En conclusion, il y a vraiment des longueurs (tellement de précisions !) surtout dans la deuxième partie du livre, mais nombre de passages sont vraiment hallucinants, on les lit fasciné, comme on lit les récits des survivants d'Hiroshima (voir Hiroshima, fleurs d'été de Hara Tamiki), comme on regarde les images du 11 septembre, en sachant que ce n'est pas de la fiction, et ça fait une sacrée différence. De plus, d'un point de vue pratique, on apprend ce qu'il faut faire ou ne pas faire en cas d'incendie... mais serait-on vraiment capable de tout laisser derrière soi, de ne pas tenter de sauver ses possessions matérielles ?
L'Arc-en-ciel blanc. Quatre récits traduits en 2012 par Martin Vergne. Actes Sud, 182 pages.
1/ L'arc-en-ciel blanc (Shriroi Niji, 1953). 28 pages.
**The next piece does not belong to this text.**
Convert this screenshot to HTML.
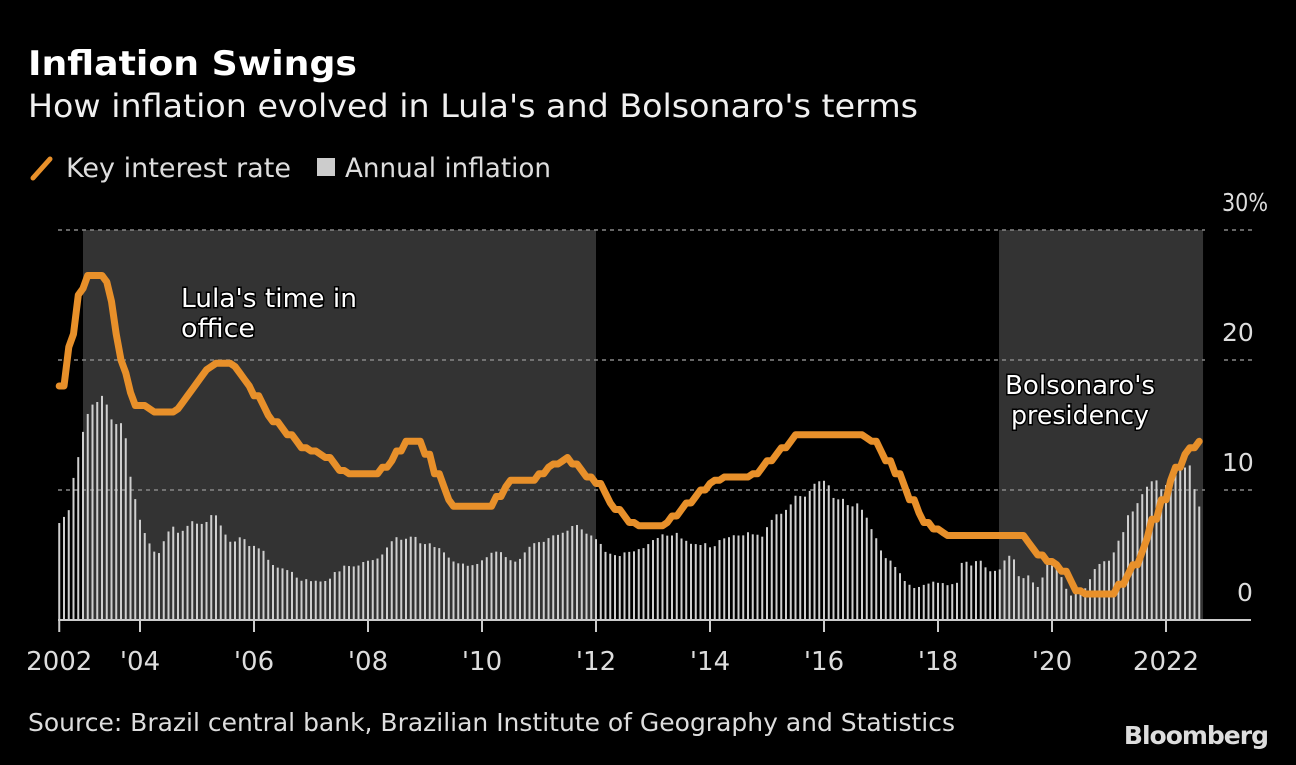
<!DOCTYPE html>
<html><head><meta charset="utf-8">
<style>
html,body{margin:0;padding:0;background:#000;}
body{width:1296px;height:760px;overflow:hidden;font-family:"Liberation Sans","DejaVu Sans",sans-serif;color:#e6e6e6;}
svg text{font-family:"DejaVu Sans","Liberation Sans",sans-serif;}
</style></head>
<body>
<svg id="chart" width="1296" height="760" xmlns="http://www.w3.org/2000/svg">
  <rect width="1296" height="760" fill="#000"/>
  <text x="28" y="75" font-size="34" font-weight="bold" fill="#fff" textLength="329" lengthAdjust="spacingAndGlyphs">Inflation Swings</text>
  <text x="28" y="117" font-size="32" fill="#f0f0f0" textLength="890" lengthAdjust="spacingAndGlyphs">How inflation evolved in Lula's and Bolsonaro's terms</text>
  <g>
    <g>
      <line x1="33" y1="178" x2="50" y2="159" stroke="#e8902a" stroke-width="5" stroke-linecap="round"/>
      <text x="66" y="177" font-size="27" fill="#ddd" textLength="225" lengthAdjust="spacingAndGlyphs">Key interest rate</text>
    </g>
    <g>
      <rect x="317" y="158" width="18" height="18" fill="#ccc"/>
      <text x="345" y="177" font-size="27" fill="#ddd" textLength="206" lengthAdjust="spacingAndGlyphs">Annual inflation</text>
    </g>
  </g>
  <g id="plot"></g>
  <text x="28" y="731" font-size="25" fill="#ddd" textLength="927" lengthAdjust="spacingAndGlyphs">Source: Brazil central bank, Brazilian Institute of Geography and Statistics</text>
  <text x="1268" y="744" font-size="25" font-weight="bold" fill="#ddd" text-anchor="end" font-family="Liberation Sans, sans-serif" letter-spacing="-1">Bloomberg</text>
</svg>
<script>
const startYear = 2002, startMonth = 8; // Aug 2002
const selic = [
18,18,21,22,25,
25.5,26.5,26.5,26.5,26.5,26,24.5,22,20,19,17.5,16.5,
16.5,16.5,16.25,16,16,16,16,16,16.25,16.75,17.25,17.75,
18.25,18.75,19.25,19.5,19.75,19.75,19.75,19.75,19.5,19,18.5,18,
17.25,17.25,16.5,15.75,15.25,15.25,14.75,14.25,14.25,13.75,13.25,13.25,
13,13,12.75,12.5,12.5,12,11.5,11.5,11.25,11.25,11.25,11.25,
11.25,11.25,11.25,11.75,11.75,12.25,13,13,13.75,13.75,13.75,13.75,
12.75,12.75,11.25,11.25,10.25,9.25,8.75,8.75,8.75,8.75,8.75,8.75,
8.75,8.75,8.75,9.5,9.5,10.25,10.75,10.75,10.75,10.75,10.75,10.75,
11.25,11.25,11.75,12,12,12.25,12.5,12,12,11.5,11,11,
10.5,10.5,9.75,9,8.5,8.5,8,7.5,7.5,7.25,7.25,7.25,
7.25,7.25,7.25,7.5,8,8,8.5,9,9,9.5,10,10,
10.5,10.75,10.75,11,11,11,11,11,11,11.25,11.25,11.75,
12.25,12.25,12.75,13.25,13.25,13.75,14.25,14.25,14.25,14.25,14.25,14.25,
14.25,14.25,14.25,14.25,14.25,14.25,14.25,14.25,14.25,14,13.75,13.75,
13,12.25,12.25,11.25,11.25,10.25,9.25,9.25,8.25,7.5,7.5,7,
7,6.75,6.5,6.5,6.5,6.5,6.5,6.5,6.5,6.5,6.5,6.5,
6.5,6.5,6.5,6.5,6.5,6.5,6.5,6,5.5,5,5,4.5,
4.5,4.25,3.75,3.75,3,2.25,2.25,2,2,2,2,2,
2,2,2.75,2.75,3.5,4.25,4.25,5.25,6.25,7.75,7.75,9.25,
9.25,10.75,11.75,11.75,12.75,13.25,13.25,13.75];
const ipca = [
7.46,7.93,8.45,10.93,12.53,
14.47,15.85,16.57,16.77,17.24,16.57,15.43,15.07,15.14,13.98,11.02,9.30,
7.71,6.69,5.89,5.26,5.15,6.06,6.81,7.18,6.71,6.86,7.24,7.60,
7.41,7.39,7.54,8.07,8.05,7.27,6.57,6.02,6.04,6.36,6.22,5.69,
5.70,5.51,5.32,4.63,4.23,4.03,3.97,3.84,3.70,3.26,3.02,3.14,
2.99,3.02,2.96,3.00,3.18,3.69,3.74,4.18,4.15,4.12,4.19,4.46,
4.56,4.61,4.73,5.04,5.58,6.06,6.37,6.17,6.25,6.41,6.39,5.90,
5.84,5.90,5.61,5.53,5.20,4.80,4.50,4.36,4.34,4.17,4.22,4.31,
4.59,4.83,5.17,5.26,5.22,4.84,4.60,4.49,4.70,5.20,5.63,5.91,
5.99,6.01,6.30,6.51,6.55,6.71,6.87,7.23,7.31,6.97,6.64,6.50,
6.22,5.85,5.24,5.10,4.99,4.92,5.20,5.24,5.28,5.45,5.53,5.84,
6.15,6.31,6.59,6.49,6.50,6.70,6.27,6.09,5.86,5.84,5.77,5.91,
5.59,5.68,6.15,6.28,6.37,6.52,6.50,6.51,6.75,6.59,6.56,6.41,
7.14,7.70,8.13,8.17,8.47,8.89,9.56,9.53,9.49,9.93,10.48,10.67,
10.71,10.36,9.39,9.28,9.32,8.84,8.74,8.97,8.48,7.87,6.99,6.29,
5.35,4.76,4.57,4.08,3.60,3.00,2.71,2.46,2.54,2.70,2.80,2.95,
2.86,2.84,2.68,2.76,2.86,4.39,4.48,4.19,4.53,4.56,4.05,3.75,
3.78,3.89,4.58,4.94,4.66,3.37,3.22,3.43,2.89,2.54,3.27,4.31,
4.19,4.01,3.30,2.40,1.88,2.13,2.31,2.44,3.14,3.92,4.31,4.52,
4.56,5.20,6.10,6.76,8.06,8.35,8.99,9.68,10.25,10.67,10.74,10.06,
10.38,10.54,11.30,12.13,11.73,11.89,10.07,8.73];
const yTicks = [0,10,20,30];
const yTickLabels = ["0","10","20","30%"];
const xTickYears = [2004,2006,2008,2010,2012,2014,2016,2018,2020,2022];
const xTickLabels = ["'04","'06","'08","'10","'12","'14","'16","'18","'20","2022"];
const shadeStarts = [2003.0, 2019.07];
const shadeEnds = [2012.0, 2022.65];

const NS = "http://www.w3.org/2000/svg";
function xScale(t){ return 26 + 57*(t-2002); }
function yScale(v){ return 620 - 13*v; }
function tOf(i){ return startYear + (startMonth-1+i)/12; }
const plot = document.getElementById('plot');
function mk(tag, attrs, parent){
  const e = document.createElementNS(NS, tag);
  for (const k in attrs) e.setAttribute(k, attrs[k]);
  (parent||plot).appendChild(e); return e;
}
for (let i=0;i<shadeStarts.length;i++){
  const r = mk('rect',{x:xScale(shadeStarts[i]),y:yScale(30),width:xScale(shadeEnds[i])-xScale(shadeStarts[i]),height:yScale(0)-yScale(30),fill:'#333'});
  
  
}
for (let i=0;i<yTicks.length;i++){
  if (yTicks[i]===0) continue;
  const y = yScale(yTicks[i]);
  const g = mk('line',{x1:58,y1:y,x2:1205,y2:y,stroke:'#888','stroke-width':1.5,'stroke-dasharray':'4 4'});
  
  
  const g2 = mk('line',{x1:1224,y1:y,x2:1252,y2:y,stroke:'#888','stroke-width':1.5,'stroke-dasharray':'4 4'});
  
  
}
for (let i=0;i<yTicks.length;i++){
  const lab = yTickLabels[i];
  const w = lab.replace('%','').length*15;
  const t = mk('text',{x:1252-w,y:yScale(yTicks[i])-19,'font-size':25,fill:'#ddd','text-anchor':'start'});
  t.textContent = lab;
  if (lab.length>2) { t.setAttribute('textLength', 46); t.setAttribute('lengthAdjust','spacingAndGlyphs'); }
  
  
}
for (let i=0;i<ipca.length;i++){
  const x = xScale(tOf(i));
  const b = mk('rect',{x:x-1,y:yScale(ipca[i]),width:2,height:yScale(0)-yScale(ipca[i]),fill:'#cfcfcf'});
  
  
}
const ax = mk('line',{x1:58,y1:620,x2:1251,y2:620,stroke:'#ccc','stroke-width':2});


const ticks = [{t:tOf(0),l:'2002'}];
for (let i=0;i<xTickYears.length;i++) ticks.push({t:xTickYears[i],l:xTickLabels[i]});
for (const tk of ticks){
  const x = xScale(tk.t);
  const tl = mk('line',{x1:x,y1:620,x2:x,y2:632,stroke:'#ccc','stroke-width':2});
  
  
  const tx = mk('text',{x:x,y:670,'font-size':26,fill:'#ddd','text-anchor':'middle'});
  tx.textContent = tk.l;
  
  
}
let d = '';
for (let i=0;i<selic.length;i++){
  d += (i?'L':'M') + xScale(tOf(i)).toFixed(1) + ',' + yScale(selic[i]).toFixed(1);
}
const ln = mk('path',{d:d,fill:'none',stroke:'#e8902a','stroke-width':7,'stroke-linejoin':'round','stroke-linecap':'round'});


function ann(lines, lens, x, y, anchor, name){
  const t = mk('text',{x:x,y:y,'font-size':26,fill:'#fff','text-anchor':anchor,stroke:'#000','stroke-width':3,'paint-order':'stroke'});
  
  
  lines.forEach((s,k)=>{ const sp = mk('tspan',{x:x,dy:k?30:0,textLength:lens[k],lengthAdjust:'spacingAndGlyphs'},t); sp.textContent = s; });
}
ann(["Lula's time in","office"],[176,74],181,307,'start','lula-annotation');
ann(["Bolsonaro's","presidency"],[150,138],1080,394,'middle','bolsonaro-annotation');
</script>
</body></html>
Ayako est mariée avec Toshisuke. Leur première nuit ensemble, après leur mariage, s'est mal passée. "Ce soir-là, à l'instant où son mari l'avait touchée, Ayako n'avait pas caché sa violente aversion. Comme pour le repousser elle s'était débattue bras en avant de toutes ses forces. Elle avait même crié.
Devant cette résistance inattendue pour une jeune mariée, Toshisuke avait été troublé et désorienté. Cette peur avait stimulé son désir. Ayako s'était retrouvée sans défense.
Lorsque bientôt Toshisuke avait lâché le corps d'Ayako, le visage de celle-ci était blême, ses yeux fendus, et son corps frissonnait comme si elle avait de la fièvre. D'entre ses dents fortement serrées sortait même de l'écume blanche. [...]
Son dos sous le kimono de nuit avait la fragilité d'une petite fille encore immature.
Toshisuke avait regretté. Il avait déploré son étourderie pour n'avoir pas pris en compte dans sa réflexion la jeunesse de sa femme." (pages 9-10).
On en apprendra plus sur Ayako, dont la santé semble chancelante.
Assez bonne nouvelle, elle donne son titre au recueil, mais ce n'est pas la meilleure de l'ensemble. Ce qui est finalement normal, l'auteur avait 26 ans à l'époque.
2/ Un été en vêtements de deuil (Fukumo no Natsu, 1958). 47 pages.
Ce récit avait déjà paru hors-commerce dans la traduction de Rose-Marie Makino-Fayolle. Le texte, ici, est très proche, tellement qu'on ne peut s'empêcher de penser que Martin Vergne s'est basé sur cette traduction, qu'il a toutefois modifiée ici ou là.
Je vais donc reprendre mon petit commentaire plus haut sur cette page et le modifier légèrement moi aussi.
Kiyoshi vit donc avec sa grand-mère dans une grande maison. La grand-mère passe ses journées allongée. Elle se dit mourante, depuis des années.
Il y a une domestique, et puis aussi une femme de ménage qui vient régulièrement.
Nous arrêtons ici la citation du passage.